It's the stuff of New York legend: alligators in the sewer. Maybe it's an it's urban myth -- unlike recent tales of coyotes in the city -- but Manhattan Borough Historian, Michael Miscione, can trace the origins of this particular tale.
Miscione says today is the 75th anniversary of an event that's spawned countless reptilian tales. He proudly brandishes a New York Times clip from February 10, 1935 detailing how three teenagers discovered an alligator in the sewer while shoveling snow. One teenager, inspired by Westerns, made a lasso with a handy piece of rope, the article claims. 'With the others watching breathlessly, he dangled the noose into the sewer, and after several tantalizing near-catches, looped it around the 'gator's neck. Then he pulled hard. There was a grating of rough leathery skin against jumbled ice,' the article stated.
Eventually, the boys overtook the alligator. The article chronicles the climactic take down: 'Slowly, with it's curving tail twisting weakly, the animal was dragged from the snow, ten feet through the dark cavern, and to the street where it lay non-committal; it was not in Florida, that was clear.' The boys used the shovels they had been digging with to bludgeon the enfeebled creature to death. Police arrived, but did not press charges. They deduced that the alligator must have come from a 'steamer from the mysterious Everglades,' and left it at that. The Department of Sanitation carted the dead creature away later that night.
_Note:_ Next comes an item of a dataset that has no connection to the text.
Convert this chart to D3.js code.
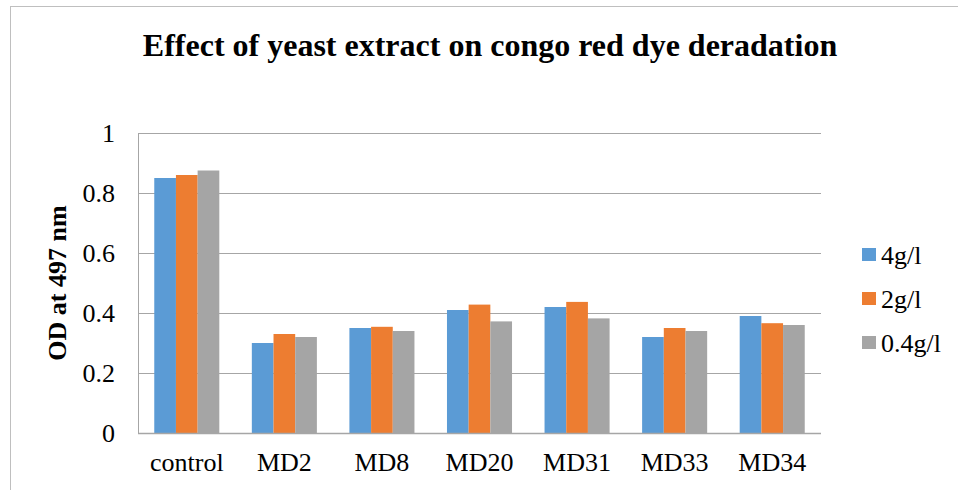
<!DOCTYPE html>
<html>
<head>
<meta charset="utf-8">
<script src="https://cdn.jsdelivr.net/npm/d3@7"></script>
<style>
  html, body { margin: 0; padding: 0; background: #fff; }
  svg { display: block; }
</style>
</head>
<body>
<svg id="chart" width="958" height="490"></svg>
<script>
// Samples along the x axis
const categories = ["control", "MD2", "MD8", "MD20", "MD31", "MD33", "MD34"];
// Yeast extract concentrations (one series each)
const seriesNames = ["4g/l", "2g/l", "0.4g/l"];
const values4 = [0.85, 0.30, 0.35, 0.41, 0.42, 0.32, 0.39];
const values2 = [0.86, 0.33, 0.354, 0.428, 0.437, 0.35, 0.366];
const values04 = [0.875, 0.32, 0.34, 0.372, 0.382, 0.34, 0.36];
const yTicks = [0, 0.2, 0.4, 0.6, 0.8, 1];
const colors = ["#5B9BD5", "#ED7D31", "#A5A5A5"];

const seriesValues = [values4, values2, values04];

const svg = d3.select("#chart");
const W = 958, H = 490;
const plot = { left: 138, right: 821, top: 133, bottom: 433 };

// Outer chart frame (runs off the right and bottom edges)
svg.append("rect")
  .attr("x", 10.5).attr("y", 6.5)
  .attr("width", W + 10).attr("height", H + 10)
  .attr("fill", "none").attr("stroke", "#bfbfbf").attr("stroke-width", 1);

// Title
svg.append("text")
  .attr("x", 490).attr("y", 56)
  .attr("text-anchor", "middle")
  .attr("font-family", "'Liberation Serif', 'Times New Roman', serif")
  .attr("font-weight", "bold")
  .attr("font-size", 32)
  .attr("fill", "#000")
  .text("Effect of yeast extract on congo red dye deradation");

const x0 = d3.scaleBand()
  .domain(categories)
  .range([plot.left, plot.right])
  .paddingInner(1 / 3)
  .paddingOuter(1 / 6);

const x1 = d3.scaleBand()
  .domain(seriesNames)
  .range([0, x0.bandwidth()]);

const y = d3.scaleLinear()
  .domain([0, 1])
  .range([plot.bottom, plot.top]);

// Horizontal gridlines
svg.append("g")
  .selectAll("line")
  .data(yTicks.filter(t => t > 0))
  .join("line")
  .attr("x1", plot.left).attr("x2", plot.right)
  .attr("y1", d => Math.round(y(d)) + 0.5)
  .attr("y2", d => Math.round(y(d)) + 0.5)
  .attr("stroke", "#a6a6a6").attr("stroke-width", 1);

// Bars
const groups = svg.append("g")
  .selectAll("g")
  .data(categories)
  .join("g")
  .attr("transform", d => `translate(${x0(d)},0)`);

groups.selectAll("rect")
  .data((d, i) => seriesNames.map((s, j) => ({ s, v: seriesValues[j][i], c: colors[j] })))
  .join("rect")
  .attr("x", d => x1(d.s))
  .attr("y", d => y(d.v))
  .attr("width", x1.bandwidth())
  .attr("height", d => y(0) - y(d.v))
  .attr("fill", d => d.c);

// Left axis line and baseline
svg.append("line")
  .attr("x1", plot.left + 0.5).attr("x2", plot.left + 0.5)
  .attr("y1", plot.top).attr("y2", plot.bottom + 1)
  .attr("stroke", "#a6a6a6").attr("stroke-width", 1);
svg.append("line")
  .attr("x1", plot.left).attr("x2", plot.right)
  .attr("y1", plot.bottom + 0.5).attr("y2", plot.bottom + 0.5)
  .attr("stroke", "#a6a6a6").attr("stroke-width", 1.5);

const serif = "'Liberation Serif', 'Times New Roman', serif";

// Y axis tick labels
const yAxis = d3.axisLeft(y).tickValues(yTicks).tickSize(0).tickPadding(23)
  .tickFormat(d => d3.format("~g")(d));
const gy = svg.append("g").attr("transform", `translate(${plot.left},0)`).call(yAxis);
gy.select(".domain").remove();
gy.selectAll("text")
  .attr("font-family", serif).attr("font-size", 26).attr("fill", "#000");

// X axis category labels
const xAxis = d3.axisBottom(x0).tickSize(0).tickPadding(20);
const gx = svg.append("g").attr("transform", `translate(0,${plot.bottom})`).call(xAxis);
gx.select(".domain").remove();
gx.selectAll("text")
  .attr("font-family", serif).attr("font-size", 26).attr("fill", "#000");

// Y axis title
svg.append("text")
  .attr("transform", `translate(66,${(plot.top + plot.bottom) / 2}) rotate(-90)`)
  .attr("text-anchor", "middle")
  .attr("font-family", serif).attr("font-weight", "bold").attr("font-size", 26)
  .attr("fill", "#000")
  .text("OD at 497 nm");

// Legend
const legend = svg.append("g")
  .selectAll("g")
  .data(seriesNames)
  .join("g")
  .attr("transform", (d, i) => `translate(862,${254.5 + i * 44})`);
legend.append("rect")
  .attr("x", 0).attr("y", -6.5).attr("width", 14).attr("height", 13)
  .attr("fill", (d, i) => colors[i]);
legend.append("text")
  .attr("x", 19).attr("y", 9)
  .attr("font-family", serif).attr("font-size", 26).attr("fill", "#000")
  .text(d => d);
</script>
</body>
</html>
The 75th anniversary of this legend will be marked on the steps of City Hall by Miscione and representatives of the city Parks and Environmental Protection departments. Manhattan Borough President Scott Stringer will also officially declare today 'Alligators in the Sewers Day.'
So with the impeding snow storm set to wreak havoc on the city, let us know if you find anything unusual while shoveling off the sidewalk. And if you see a wild alligator, please don't kill it.